Your instructions: Give the listing again exactly, omitting its images.

Available data:
========

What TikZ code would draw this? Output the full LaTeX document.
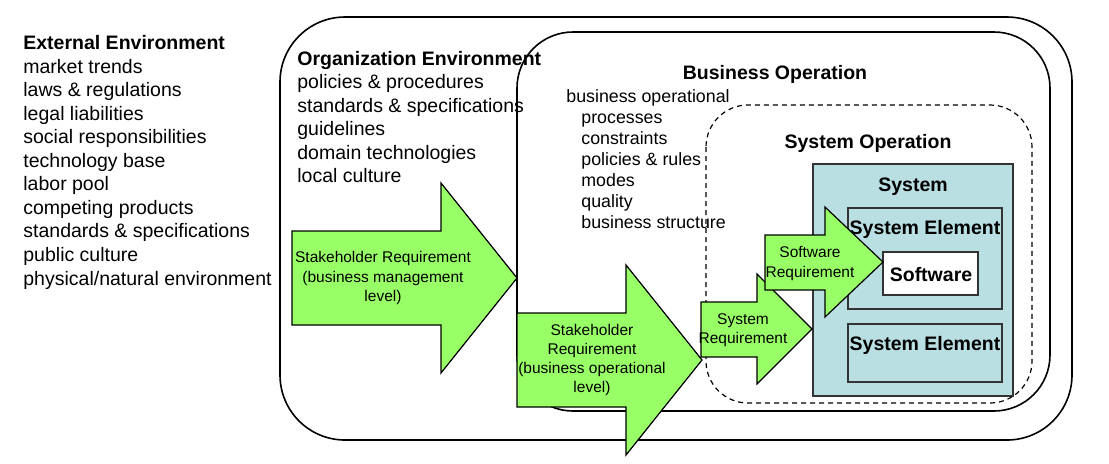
\documentclass[tikz,border=0pt]{standalone}
\usepackage{fontspec}
\setmainfont{Liberation Sans}
\definecolor{reqgreen}{RGB}{153,255,102}
\definecolor{sysblue}{RGB}{185,223,227}
\newcommand{\bigfont}{\fontsize{9.75}{11.8}\selectfont}
\newcommand{\smallfont}{\fontsize{8.9}{10.5}\selectfont}
\newcommand{\reqfont}{\fontsize{7.75}{9.6}\selectfont}

\begin{document}
\begin{tikzpicture}[x=0.5pt, y=-0.5pt,
	envbox/.style={draw=black, line width=0.8pt},
	elembox/.style={draw=black!80, line width=0.9pt},
	reqarrow/.style={draw=black, line width=0.6pt, fill=reqgreen},
	item/.style={font=\bigfont, inner sep=0pt, anchor=base west},
	bizitem/.style={font=\smallfont, inner sep=0pt, anchor=base west},
	head/.style={font=\bigfont\bfseries, inner sep=0pt, anchor=base},
	reqtext/.style={font=\reqfont, align=center, inner sep=0pt}]
	\useasboundingbox (0,0) rectangle (1109,463);
	% environments
	\draw [envbox, rounded corners=32.5pt] (280,17) rectangle (1072,440);
	\draw [envbox, rounded corners=28pt, fill=white] (517,32) rectangle (1050,411);
	\draw [elembox, fill=sysblue] (813,164) rectangle (1013,396);
	\draw [black, line width=0.6pt, dash pattern=on 2.5pt off 2pt, rounded corners=21pt] (706,105) rectangle (1032,403);
	\draw [elembox, fill=sysblue] (848,208) rectangle (1002,309);
	\draw [elembox, fill=white] (883,252) rectangle (978,295);
	\draw [elembox, fill=sysblue] (848,324) rectangle (1002,382);
	% external environment
	\node [item, font=\bigfont\bfseries] (exthead) at (23,49.5) {External Environment};
	\foreach \t [count=\i] in {market trends, laws \& regulations, legal liabilities, social responsibilities, technology base, labor pool, competing products, standards \& specifications, public culture, physical/natural environment}
		\node [item] (ext\i) at (23,49.5+23.55*\i) {\t};
	% organization environment
	\node [item, font=\bigfont\bfseries] (orghead) at (297,65) {Organization Environment};
	\foreach \t [count=\i] in {policies \& procedures, standards \& specifications, guidelines, domain technologies, local culture}
		\node [item] (org\i) at (297,65+23.55*\i) {\t};
	% business operation
	\node [head] (bizhead) at (775,79) {Business Operation};
	\node [bizitem] (biz0) at (566,102) {business operational};
	\foreach \t [count=\i] in {processes, constraints, policies \& rules, modes, quality, business structure}
		\node [bizitem] (biz\i) at (581,102+21.1*\i) {\t};
	% requirement arrows
	\draw [reqarrow] (292,231) -- (441,231) -- (441,183) -- (517,278) -- (441,373) -- (441,325) -- (292,325) -- cycle;
	\draw [reqarrow] (517,313) -- (626,313) -- (626,265) -- (702,360) -- (626,455) -- (626,407) -- (517,407) -- cycle;
	\draw [reqarrow] (701,302) -- (757,302) -- (757,274) -- (812,329) -- (757,384) -- (757,357) -- (701,357) -- cycle;
	\draw [reqarrow] (765,235) -- (825,235) -- (825,207) -- (883,262) -- (825,317) -- (825,290) -- (765,290) -- cycle;
	\node [reqtext] (stkmgmt) at (383,278) {Stakeholder Requirement\\(business management\\level)};
	\node [reqtext] (stkop) at (592,360) {Stakeholder\\Requirement\\(business operational\\level)};
	\node [reqtext] (sysreq) at (743,330.5) {System\\Requirement};
	\node [reqtext] (swreq) at (810,263.5) {Software\\Requirement};
	% system
	\node [head] (sysophead) at (868,148) {System Operation};
	\node [head] (syshead) at (913,191) {System};
	\node [head] (elem1) at (925,234) {System Element};
	\node [head] (sw) at (931,281) {Software};
	\node [head] (elem2) at (925,350) {System Element};
\end{tikzpicture}
\end{document}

========

Exercise solution:
What TikZ code would draw this? Output the full LaTeX document.
\documentclass[tikz,border=0pt]{standalone}
\usepackage{fontspec}
\setmainfont{Liberation Sans}
\definecolor{reqgreen}{RGB}{153,255,102}
\definecolor{sysblue}{RGB}{185,223,227}
\newcommand{\bigfont}{\fontsize{9.75}{11.8}\selectfont}
\newcommand{\smallfont}{\fontsize{8.9}{10.5}\selectfont}
\newcommand{\reqfont}{\fontsize{7.75}{9.6}\selectfont}

\begin{document}
\begin{tikzpicture}[x=0.5pt, y=-0.5pt,
	envbox/.style={draw=black, line width=0.8pt},
	elembox/.style={draw=black!80, line width=0.9pt},
	reqarrow/.style={draw=black, line width=0.6pt, fill=reqgreen},
	item/.style={font=\bigfont, inner sep=0pt, anchor=base west},
	bizitem/.style={font=\smallfont, inner sep=0pt, anchor=base west},
	head/.style={font=\bigfont\bfseries, inner sep=0pt, anchor=base},
	reqtext/.style={font=\reqfont, align=center, inner sep=0pt}]
	\useasboundingbox (0,0) rectangle (1109,463);
	% environments
	\draw [envbox, rounded corners=32.5pt] (280,17) rectangle (1072,440);
	\draw [envbox, rounded corners=28pt, fill=white] (517,32) rectangle (1050,411);
	\draw [elembox, fill=sysblue] (813,164) rectangle (1013,396);
	\draw [black, line width=0.6pt, dash pattern=on 2.5pt off 2pt, rounded corners=21pt] (706,105) rectangle (1032,403);
	\draw [elembox, fill=sysblue] (848,208) rectangle (1002,309);
	\draw [elembox, fill=white] (883,252) rectangle (978,295);
	\draw [elembox, fill=sysblue] (848,324) rectangle (1002,382);
	% external environment
	\node [item, font=\bigfont\bfseries] (exthead) at (23,49.5) {External Environment};
	\foreach \t [count=\i] in {market trends, laws \& regulations, legal liabilities, social responsibilities, technology base, labor pool, competing products, standards \& specifications, public culture, physical/natural environment}
		\node [item] (ext\i) at (23,49.5+23.55*\i) {\t};
	% organization environment
	\node [item, font=\bigfont\bfseries] (orghead) at (297,65) {Organization Environment};
	\foreach \t [count=\i] in {policies \& procedures, standards \& specifications, guidelines, domain technologies, local culture}
		\node [item] (org\i) at (297,65+23.55*\i) {\t};
	% business operation
	\node [head] (bizhead) at (775,79) {Business Operation};
	\node [bizitem] (biz0) at (566,102) {business operational};
	\foreach \t [count=\i] in {processes, constraints, policies \& rules, modes, quality, business structure}
		\node [bizitem] (biz\i) at (581,102+21.1*\i) {\t};
	% requirement arrows
	\draw [reqarrow] (292,231) -- (441,231) -- (441,183) -- (517,278) -- (441,373) -- (441,325) -- (292,325) -- cycle;
	\draw [reqarrow] (517,313) -- (626,313) -- (626,265) -- (702,360) -- (626,455) -- (626,407) -- (517,407) -- cycle;
	\draw [reqarrow] (701,302) -- (757,302) -- (757,274) -- (812,329) -- (757,384) -- (757,357) -- (701,357) -- cycle;
	\draw [reqarrow] (765,235) -- (825,235) -- (825,207) -- (883,262) -- (825,317) -- (825,290) -- (765,290) -- cycle;
	\node [reqtext] (stkmgmt) at (383,278) {Stakeholder Requirement\\(business management\\level)};
	\node [reqtext] (stkop) at (592,360) {Stakeholder\\Requirement\\(business operational\\level)};
	\node [reqtext] (sysreq) at (743,330.5) {System\\Requirement};
	\node [reqtext] (swreq) at (810,263.5) {Software\\Requirement};
	% system
	\node [head] (sysophead) at (868,148) {System Operation};
	\node [head] (syshead) at (913,191) {System};
	\node [head] (elem1) at (925,234) {System Element};
	\node [head] (sw) at (931,281) {Software};
	\node [head] (elem2) at (925,350) {System Element};
\end{tikzpicture}
\end{document}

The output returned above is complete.